Given task
Set down the full listing exactly as given. Any pictures are to be left out.

Collected material
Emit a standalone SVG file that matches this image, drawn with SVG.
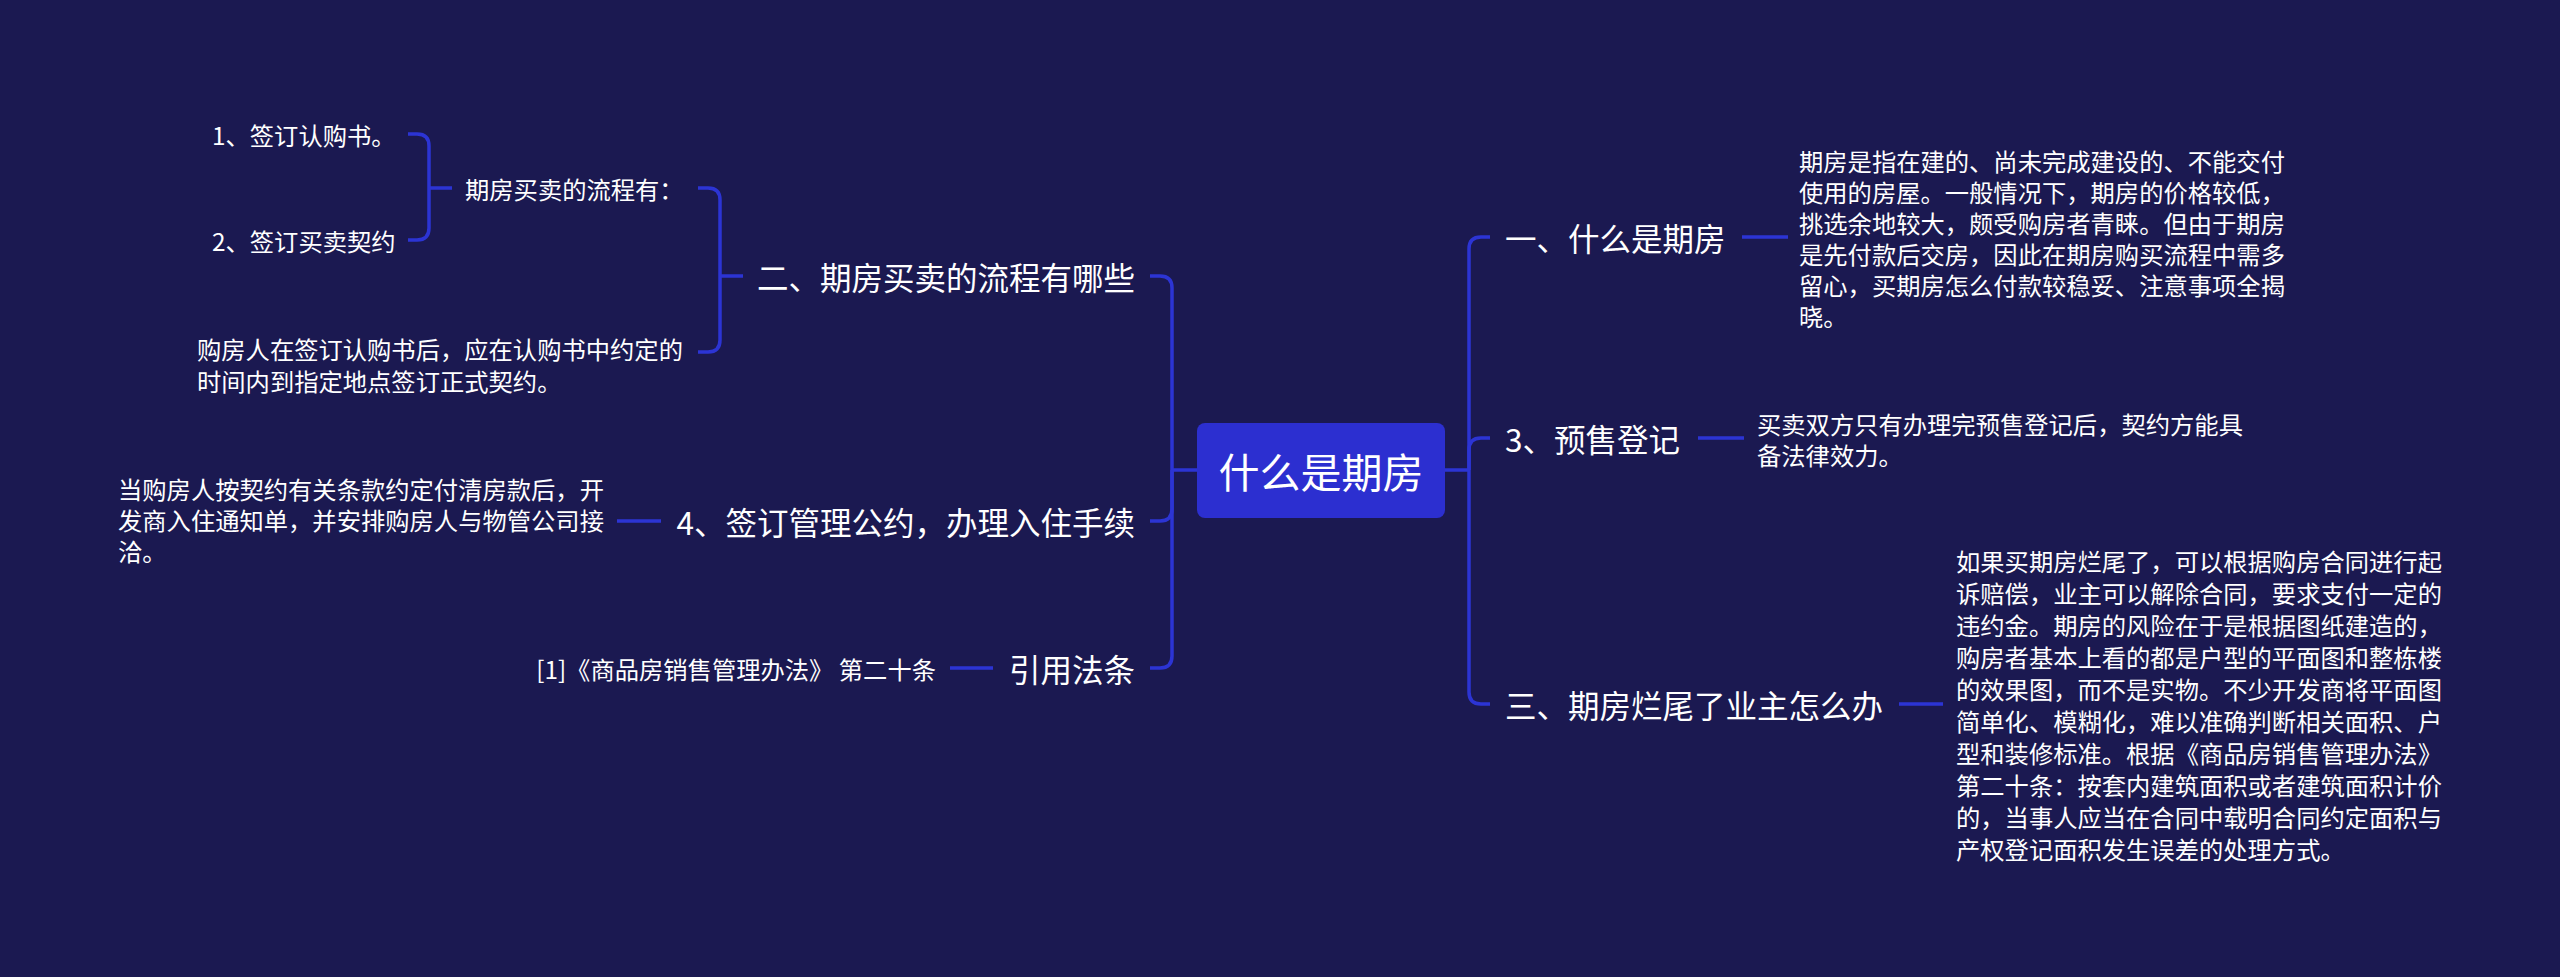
<svg xmlns="http://www.w3.org/2000/svg" width="2560" height="977" viewBox="0 0 2560 977">
<style>
text{font-family:"Noto Sans CJK SC","Noto Sans",sans-serif;fill:#fff;dominant-baseline:central}
.l1{font-size:31.5px}
.d{font-size:24.3px}
.c{fill:none;stroke:#2c34d4;stroke-width:3.5}
</style>
<rect width="2560" height="977" fill="#1b1951"/>
<g id="connectors">
<path class="c" d="M1197,470 H1172"/>
<path class="c" d="M1172,470 V288 Q1172,276 1160,276 H1150"/>
<path class="c" d="M1172,470 V509 Q1172,521 1160,521 H1150"/>
<path class="c" d="M1172,470 V656 Q1172,668 1160,668 H1150"/>
<path class="c" d="M1445,470 H1469"/>
<path class="c" d="M1469,470 V249 Q1469,237 1481,237 H1490"/>
<path class="c" d="M1469,470 V450 Q1469,438 1481,438 H1490"/>
<path class="c" d="M1469,470 V692 Q1469,704 1481,704 H1490"/>
<path class="c" d="M1742,237 H1788"/>
<path class="c" d="M1698,438 H1744"/>
<path class="c" d="M1899,704 H1943"/>
<path class="c" d="M743,276 H720"/>
<path class="c" d="M720,276 V200 Q720,188 708,188 H698"/>
<path class="c" d="M720,276 V340 Q720,352 708,352 H698"/>
<path class="c" d="M452,188 H429"/>
<path class="c" d="M429,188 V146 Q429,134 417,134 H408"/>
<path class="c" d="M429,188 V228 Q429,240 417,240 H408"/>
<path class="c" d="M661,521 H617"/>
<path class="c" d="M993,668 H950"/>
</g>
<g id="center"><rect x="1197" y="423" width="248" height="95" rx="8" fill="#2c2fd0"/><text x="1321" y="470" font-size="41" text-anchor="middle">什么是期房</text></g>
<g id="n1"><text class="l1" x="1505" y="237">一、什么是期房</text></g>
<g id="n1d"><text class="d" x="1799" y="160">期房是指在建的、尚未完成建设的、不能交付</text><text class="d" x="1799" y="191">使用的房屋。一般情况下，期房的价格较低，</text><text class="d" x="1799" y="222">挑选余地较大，颇受购房者青睐。但由于期房</text><text class="d" x="1799" y="253">是先付款后交房，因此在期房购买流程中需多</text><text class="d" x="1799" y="284">留心，买期房怎么付款较稳妥、注意事项全揭</text><text class="d" x="1799" y="315">晓。</text></g>
<g id="n2"><text class="l1" x="1505" y="438">3、预售登记</text></g>
<g id="n2d"><text class="d" x="1757" y="423">买卖双方只有办理完预售登记后，契约方能具</text><text class="d" x="1757" y="454">备法律效力。</text></g>
<g id="n3"><text class="l1" x="1505" y="704">三、期房烂尾了业主怎么办</text></g>
<g id="n3d"><text class="d" x="1956" y="560">如果买期房烂尾了，可以根据购房合同进行起</text><text class="d" x="1956" y="592">诉赔偿，业主可以解除合同，要求支付一定的</text><text class="d" x="1956" y="624">违约金。期房的风险在于是根据图纸建造的，</text><text class="d" x="1956" y="656">购房者基本上看的都是户型的平面图和整栋楼</text><text class="d" x="1956" y="688">的效果图，而不是实物。不少开发商将平面图</text><text class="d" x="1956" y="720">简单化、模糊化，难以准确判断相关面积、户</text><text class="d" x="1956" y="752">型和装修标准。根据《商品房销售管理办法》</text><text class="d" x="1956" y="784">第二十条：按套内建筑面积或者建筑面积计价</text><text class="d" x="1956" y="816">的，当事人应当在合同中载明合同约定面积与</text><text class="d" x="1956" y="848">产权登记面积发生误差的处理方式。</text></g>
<g id="n4"><text class="l1" x="1135" y="276" text-anchor="end">二、期房买卖的流程有哪些</text></g>
<g id="n4a"><text class="d" x="465" y="188">期房买卖的流程有：</text></g>
<g id="n4a1"><text class="d" x="212" y="134">1、签订认购书。</text></g>
<g id="n4a2"><text class="d" x="212" y="240">2、签订买卖契约</text></g>
<g id="n4b"><text class="d" x="197" y="348">购房人在签订认购书后，应在认购书中约定的</text><text class="d" x="197" y="380">时间内到指定地点签订正式契约。</text></g>
<g id="n5"><text class="l1" x="1135" y="521" text-anchor="end">4、签订管理公约，办理入住手续</text></g>
<g id="n5d"><text class="d" x="118" y="488">当购房人按契约有关条款约定付清房款后，开</text><text class="d" x="118" y="519">发商入住通知单，并安排购房人与物管公司接</text><text class="d" x="118" y="550">洽。</text></g>
<g id="n6"><text class="l1" x="1135" y="668" text-anchor="end">引用法条</text></g>
<g id="n6d"><text class="d" x="936" y="668" text-anchor="end">[1]《商品房销售管理办法》 第二十条</text></g>
</svg>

Result of this exercise
Emit a standalone SVG file that matches this image, drawn with SVG.
<svg xmlns="http://www.w3.org/2000/svg" width="2560" height="977" viewBox="0 0 2560 977">
<style>
text{font-family:"Noto Sans CJK SC","Noto Sans",sans-serif;fill:#fff;dominant-baseline:central}
.l1{font-size:31.5px}
.d{font-size:24.3px}
.c{fill:none;stroke:#2c34d4;stroke-width:3.5}
</style>
<rect width="2560" height="977" fill="#1b1951"/>
<g id="connectors">
<path class="c" d="M1197,470 H1172"/>
<path class="c" d="M1172,470 V288 Q1172,276 1160,276 H1150"/>
<path class="c" d="M1172,470 V509 Q1172,521 1160,521 H1150"/>
<path class="c" d="M1172,470 V656 Q1172,668 1160,668 H1150"/>
<path class="c" d="M1445,470 H1469"/>
<path class="c" d="M1469,470 V249 Q1469,237 1481,237 H1490"/>
<path class="c" d="M1469,470 V450 Q1469,438 1481,438 H1490"/>
<path class="c" d="M1469,470 V692 Q1469,704 1481,704 H1490"/>
<path class="c" d="M1742,237 H1788"/>
<path class="c" d="M1698,438 H1744"/>
<path class="c" d="M1899,704 H1943"/>
<path class="c" d="M743,276 H720"/>
<path class="c" d="M720,276 V200 Q720,188 708,188 H698"/>
<path class="c" d="M720,276 V340 Q720,352 708,352 H698"/>
<path class="c" d="M452,188 H429"/>
<path class="c" d="M429,188 V146 Q429,134 417,134 H408"/>
<path class="c" d="M429,188 V228 Q429,240 417,240 H408"/>
<path class="c" d="M661,521 H617"/>
<path class="c" d="M993,668 H950"/>
</g>
<g id="center"><rect x="1197" y="423" width="248" height="95" rx="8" fill="#2c2fd0"/><text x="1321" y="470" font-size="41" text-anchor="middle">什么是期房</text></g>
<g id="n1"><text class="l1" x="1505" y="237">一、什么是期房</text></g>
<g id="n1d"><text class="d" x="1799" y="160">期房是指在建的、尚未完成建设的、不能交付</text><text class="d" x="1799" y="191">使用的房屋。一般情况下，期房的价格较低，</text><text class="d" x="1799" y="222">挑选余地较大，颇受购房者青睐。但由于期房</text><text class="d" x="1799" y="253">是先付款后交房，因此在期房购买流程中需多</text><text class="d" x="1799" y="284">留心，买期房怎么付款较稳妥、注意事项全揭</text><text class="d" x="1799" y="315">晓。</text></g>
<g id="n2"><text class="l1" x="1505" y="438">3、预售登记</text></g>
<g id="n2d"><text class="d" x="1757" y="423">买卖双方只有办理完预售登记后，契约方能具</text><text class="d" x="1757" y="454">备法律效力。</text></g>
<g id="n3"><text class="l1" x="1505" y="704">三、期房烂尾了业主怎么办</text></g>
<g id="n3d"><text class="d" x="1956" y="560">如果买期房烂尾了，可以根据购房合同进行起</text><text class="d" x="1956" y="592">诉赔偿，业主可以解除合同，要求支付一定的</text><text class="d" x="1956" y="624">违约金。期房的风险在于是根据图纸建造的，</text><text class="d" x="1956" y="656">购房者基本上看的都是户型的平面图和整栋楼</text><text class="d" x="1956" y="688">的效果图，而不是实物。不少开发商将平面图</text><text class="d" x="1956" y="720">简单化、模糊化，难以准确判断相关面积、户</text><text class="d" x="1956" y="752">型和装修标准。根据《商品房销售管理办法》</text><text class="d" x="1956" y="784">第二十条：按套内建筑面积或者建筑面积计价</text><text class="d" x="1956" y="816">的，当事人应当在合同中载明合同约定面积与</text><text class="d" x="1956" y="848">产权登记面积发生误差的处理方式。</text></g>
<g id="n4"><text class="l1" x="1135" y="276" text-anchor="end">二、期房买卖的流程有哪些</text></g>
<g id="n4a"><text class="d" x="465" y="188">期房买卖的流程有：</text></g>
<g id="n4a1"><text class="d" x="212" y="134">1、签订认购书。</text></g>
<g id="n4a2"><text class="d" x="212" y="240">2、签订买卖契约</text></g>
<g id="n4b"><text class="d" x="197" y="348">购房人在签订认购书后，应在认购书中约定的</text><text class="d" x="197" y="380">时间内到指定地点签订正式契约。</text></g>
<g id="n5"><text class="l1" x="1135" y="521" text-anchor="end">4、签订管理公约，办理入住手续</text></g>
<g id="n5d"><text class="d" x="118" y="488">当购房人按契约有关条款约定付清房款后，开</text><text class="d" x="118" y="519">发商入住通知单，并安排购房人与物管公司接</text><text class="d" x="118" y="550">洽。</text></g>
<g id="n6"><text class="l1" x="1135" y="668" text-anchor="end">引用法条</text></g>
<g id="n6d"><text class="d" x="936" y="668" text-anchor="end">[1]《商品房销售管理办法》 第二十条</text></g>
</svg>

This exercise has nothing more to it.